Job ▸ Every record should be written out exactly, with the pictures left out.

======== Supplied data

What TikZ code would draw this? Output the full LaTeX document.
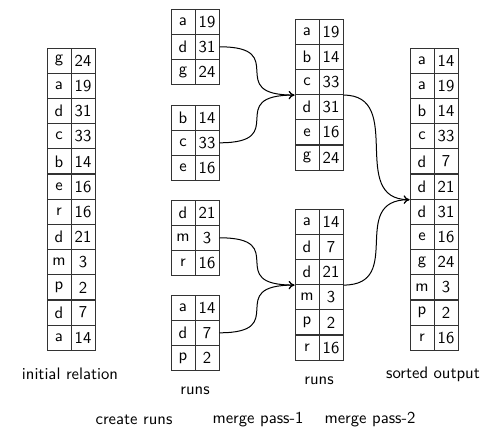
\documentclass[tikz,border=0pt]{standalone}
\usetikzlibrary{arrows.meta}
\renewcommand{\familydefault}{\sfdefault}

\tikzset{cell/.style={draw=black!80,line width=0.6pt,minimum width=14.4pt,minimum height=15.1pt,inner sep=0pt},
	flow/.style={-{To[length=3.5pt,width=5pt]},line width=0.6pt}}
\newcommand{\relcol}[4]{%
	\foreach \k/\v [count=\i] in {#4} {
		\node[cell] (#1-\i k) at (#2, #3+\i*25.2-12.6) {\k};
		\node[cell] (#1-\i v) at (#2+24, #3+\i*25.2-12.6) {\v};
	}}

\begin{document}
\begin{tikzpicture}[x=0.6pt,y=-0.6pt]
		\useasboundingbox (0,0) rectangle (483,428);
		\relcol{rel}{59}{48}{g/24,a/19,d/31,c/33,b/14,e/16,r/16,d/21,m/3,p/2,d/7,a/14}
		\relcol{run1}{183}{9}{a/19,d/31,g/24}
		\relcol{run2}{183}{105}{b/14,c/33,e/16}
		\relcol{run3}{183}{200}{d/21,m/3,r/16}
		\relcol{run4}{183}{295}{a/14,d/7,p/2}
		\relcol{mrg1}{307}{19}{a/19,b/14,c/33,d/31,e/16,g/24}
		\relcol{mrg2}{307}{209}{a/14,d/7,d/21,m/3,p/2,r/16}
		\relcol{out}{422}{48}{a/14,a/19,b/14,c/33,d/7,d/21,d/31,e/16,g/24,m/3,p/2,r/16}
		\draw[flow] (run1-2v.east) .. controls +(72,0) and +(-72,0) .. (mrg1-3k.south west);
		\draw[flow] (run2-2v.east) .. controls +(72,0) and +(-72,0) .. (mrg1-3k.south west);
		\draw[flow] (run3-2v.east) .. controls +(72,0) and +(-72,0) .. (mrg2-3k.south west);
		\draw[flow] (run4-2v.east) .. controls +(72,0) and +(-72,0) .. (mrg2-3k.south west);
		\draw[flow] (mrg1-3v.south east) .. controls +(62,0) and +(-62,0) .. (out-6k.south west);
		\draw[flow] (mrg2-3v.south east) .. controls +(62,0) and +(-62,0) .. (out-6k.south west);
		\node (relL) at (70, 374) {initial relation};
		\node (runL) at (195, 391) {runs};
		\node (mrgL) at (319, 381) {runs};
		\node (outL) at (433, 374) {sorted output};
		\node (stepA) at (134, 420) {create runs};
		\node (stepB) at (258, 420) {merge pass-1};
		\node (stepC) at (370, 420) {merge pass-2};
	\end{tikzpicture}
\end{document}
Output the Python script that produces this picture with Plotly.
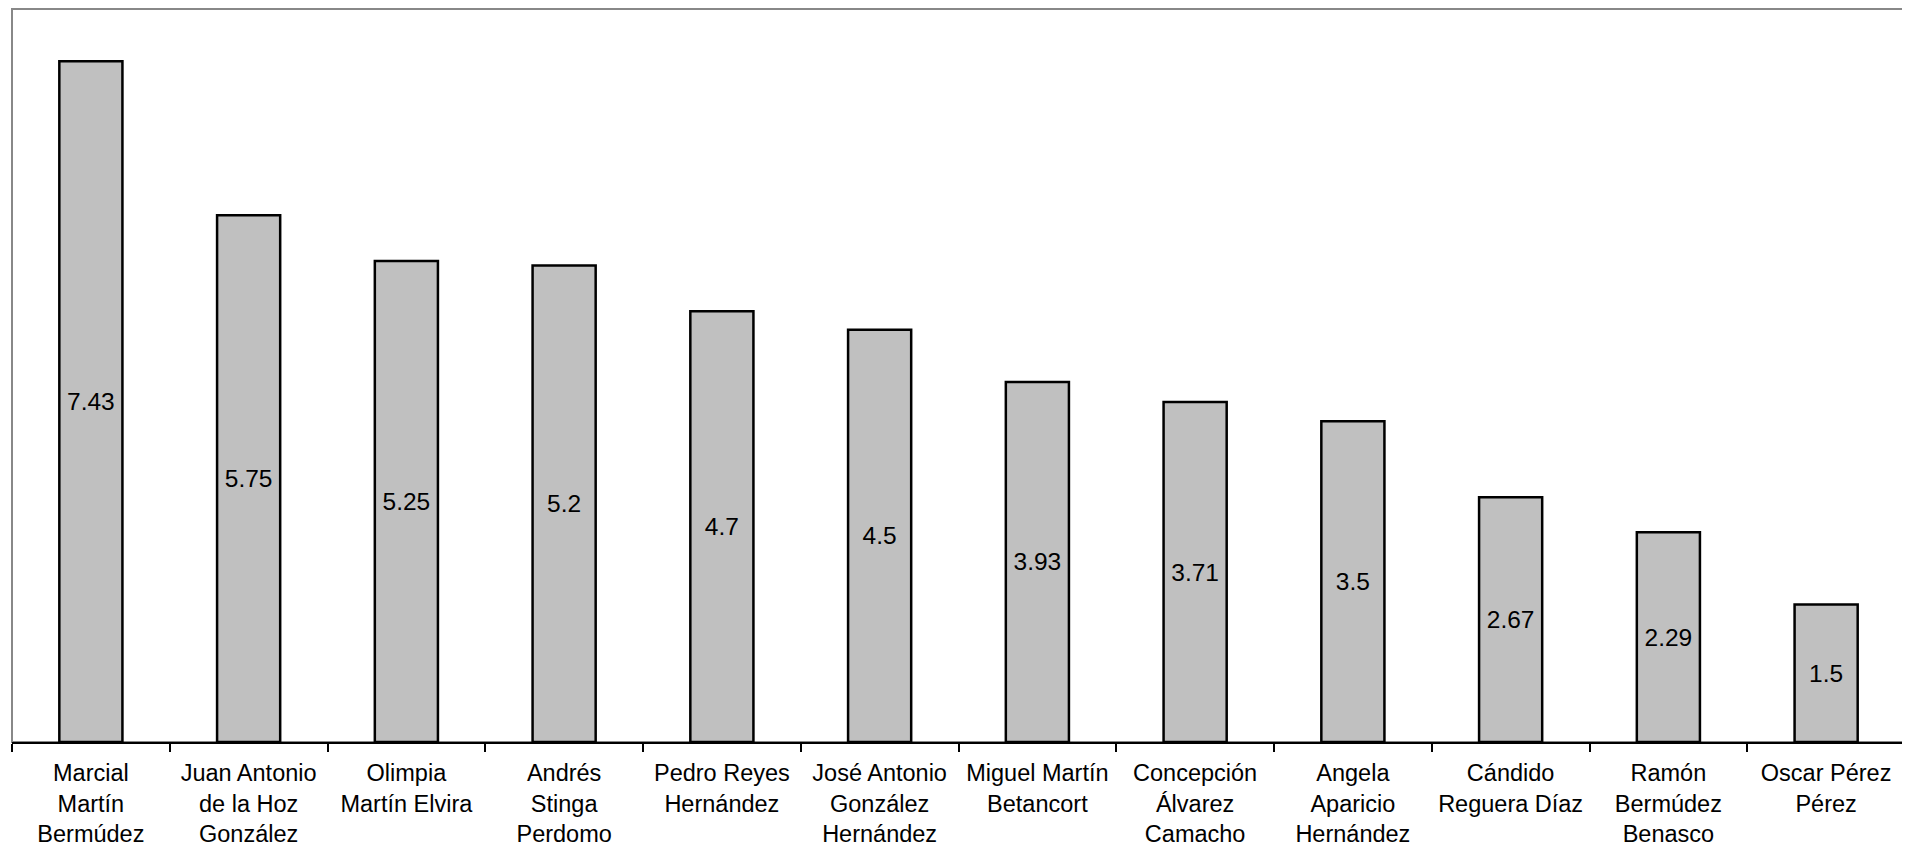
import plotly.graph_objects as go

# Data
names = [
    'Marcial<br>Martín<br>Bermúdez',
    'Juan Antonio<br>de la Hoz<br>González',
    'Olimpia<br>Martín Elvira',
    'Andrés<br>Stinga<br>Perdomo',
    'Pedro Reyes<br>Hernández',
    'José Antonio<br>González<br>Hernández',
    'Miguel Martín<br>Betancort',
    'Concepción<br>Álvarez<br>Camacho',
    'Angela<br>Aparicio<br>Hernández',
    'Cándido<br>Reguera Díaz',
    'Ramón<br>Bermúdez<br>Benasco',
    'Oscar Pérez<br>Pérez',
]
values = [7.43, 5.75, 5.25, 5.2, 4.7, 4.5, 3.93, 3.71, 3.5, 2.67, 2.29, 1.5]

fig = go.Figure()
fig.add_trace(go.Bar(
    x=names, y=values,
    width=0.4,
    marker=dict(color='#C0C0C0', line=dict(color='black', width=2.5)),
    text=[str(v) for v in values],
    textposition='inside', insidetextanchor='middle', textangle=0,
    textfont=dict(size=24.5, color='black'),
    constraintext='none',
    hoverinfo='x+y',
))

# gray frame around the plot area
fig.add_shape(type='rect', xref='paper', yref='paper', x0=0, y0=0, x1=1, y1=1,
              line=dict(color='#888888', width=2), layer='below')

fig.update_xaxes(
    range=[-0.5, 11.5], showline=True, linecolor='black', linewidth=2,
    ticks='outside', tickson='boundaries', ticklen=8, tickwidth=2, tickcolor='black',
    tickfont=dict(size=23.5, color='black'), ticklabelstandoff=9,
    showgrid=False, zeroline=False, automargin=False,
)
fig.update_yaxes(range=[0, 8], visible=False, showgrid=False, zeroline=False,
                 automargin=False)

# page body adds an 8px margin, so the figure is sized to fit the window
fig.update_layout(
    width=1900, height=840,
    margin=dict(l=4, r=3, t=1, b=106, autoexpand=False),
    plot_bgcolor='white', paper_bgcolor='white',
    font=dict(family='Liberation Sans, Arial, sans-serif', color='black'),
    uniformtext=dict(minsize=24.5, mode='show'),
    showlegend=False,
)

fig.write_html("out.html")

================

Answer for this exercise ▸
What TikZ code would draw this? Output the full LaTeX document.
\documentclass[tikz,border=0pt]{standalone}
\usetikzlibrary{arrows.meta}
\renewcommand{\familydefault}{\sfdefault}

\tikzset{cell/.style={draw=black!80,line width=0.6pt,minimum width=14.4pt,minimum height=15.1pt,inner sep=0pt},
	flow/.style={-{To[length=3.5pt,width=5pt]},line width=0.6pt}}
\newcommand{\relcol}[4]{%
	\foreach \k/\v [count=\i] in {#4} {
		\node[cell] (#1-\i k) at (#2, #3+\i*25.2-12.6) {\k};
		\node[cell] (#1-\i v) at (#2+24, #3+\i*25.2-12.6) {\v};
	}}

\begin{document}
\begin{tikzpicture}[x=0.6pt,y=-0.6pt]
		\useasboundingbox (0,0) rectangle (483,428);
		\relcol{rel}{59}{48}{g/24,a/19,d/31,c/33,b/14,e/16,r/16,d/21,m/3,p/2,d/7,a/14}
		\relcol{run1}{183}{9}{a/19,d/31,g/24}
		\relcol{run2}{183}{105}{b/14,c/33,e/16}
		\relcol{run3}{183}{200}{d/21,m/3,r/16}
		\relcol{run4}{183}{295}{a/14,d/7,p/2}
		\relcol{mrg1}{307}{19}{a/19,b/14,c/33,d/31,e/16,g/24}
		\relcol{mrg2}{307}{209}{a/14,d/7,d/21,m/3,p/2,r/16}
		\relcol{out}{422}{48}{a/14,a/19,b/14,c/33,d/7,d/21,d/31,e/16,g/24,m/3,p/2,r/16}
		\draw[flow] (run1-2v.east) .. controls +(72,0) and +(-72,0) .. (mrg1-3k.south west);
		\draw[flow] (run2-2v.east) .. controls +(72,0) and +(-72,0) .. (mrg1-3k.south west);
		\draw[flow] (run3-2v.east) .. controls +(72,0) and +(-72,0) .. (mrg2-3k.south west);
		\draw[flow] (run4-2v.east) .. controls +(72,0) and +(-72,0) .. (mrg2-3k.south west);
		\draw[flow] (mrg1-3v.south east) .. controls +(62,0) and +(-62,0) .. (out-6k.south west);
		\draw[flow] (mrg2-3v.south east) .. controls +(62,0) and +(-62,0) .. (out-6k.south west);
		\node (relL) at (70, 374) {initial relation};
		\node (runL) at (195, 391) {runs};
		\node (mrgL) at (319, 381) {runs};
		\node (outL) at (433, 374) {sorted output};
		\node (stepA) at (134, 420) {create runs};
		\node (stepB) at (258, 420) {merge pass-1};
		\node (stepC) at (370, 420) {merge pass-2};
	\end{tikzpicture}
\end{document}
Output the Python script that produces this picture with Plotly.
import plotly.graph_objects as go

# Data
names = [
    'Marcial<br>Martín<br>Bermúdez',
    'Juan Antonio<br>de la Hoz<br>González',
    'Olimpia<br>Martín Elvira',
    'Andrés<br>Stinga<br>Perdomo',
    'Pedro Reyes<br>Hernández',
    'José Antonio<br>González<br>Hernández',
    'Miguel Martín<br>Betancort',
    'Concepción<br>Álvarez<br>Camacho',
    'Angela<br>Aparicio<br>Hernández',
    'Cándido<br>Reguera Díaz',
    'Ramón<br>Bermúdez<br>Benasco',
    'Oscar Pérez<br>Pérez',
]
values = [7.43, 5.75, 5.25, 5.2, 4.7, 4.5, 3.93, 3.71, 3.5, 2.67, 2.29, 1.5]

fig = go.Figure()
fig.add_trace(go.Bar(
    x=names, y=values,
    width=0.4,
    marker=dict(color='#C0C0C0', line=dict(color='black', width=2.5)),
    text=[str(v) for v in values],
    textposition='inside', insidetextanchor='middle', textangle=0,
    textfont=dict(size=24.5, color='black'),
    constraintext='none',
    hoverinfo='x+y',
))

# gray frame around the plot area
fig.add_shape(type='rect', xref='paper', yref='paper', x0=0, y0=0, x1=1, y1=1,
              line=dict(color='#888888', width=2), layer='below')

fig.update_xaxes(
    range=[-0.5, 11.5], showline=True, linecolor='black', linewidth=2,
    ticks='outside', tickson='boundaries', ticklen=8, tickwidth=2, tickcolor='black',
    tickfont=dict(size=23.5, color='black'), ticklabelstandoff=9,
    showgrid=False, zeroline=False, automargin=False,
)
fig.update_yaxes(range=[0, 8], visible=False, showgrid=False, zeroline=False,
                 automargin=False)

# page body adds an 8px margin, so the figure is sized to fit the window
fig.update_layout(
    width=1900, height=840,
    margin=dict(l=4, r=3, t=1, b=106, autoexpand=False),
    plot_bgcolor='white', paper_bgcolor='white',
    font=dict(family='Liberation Sans, Arial, sans-serif', color='black'),
    uniformtext=dict(minsize=24.5, mode='show'),
    showlegend=False,
)

fig.write_html("out.html")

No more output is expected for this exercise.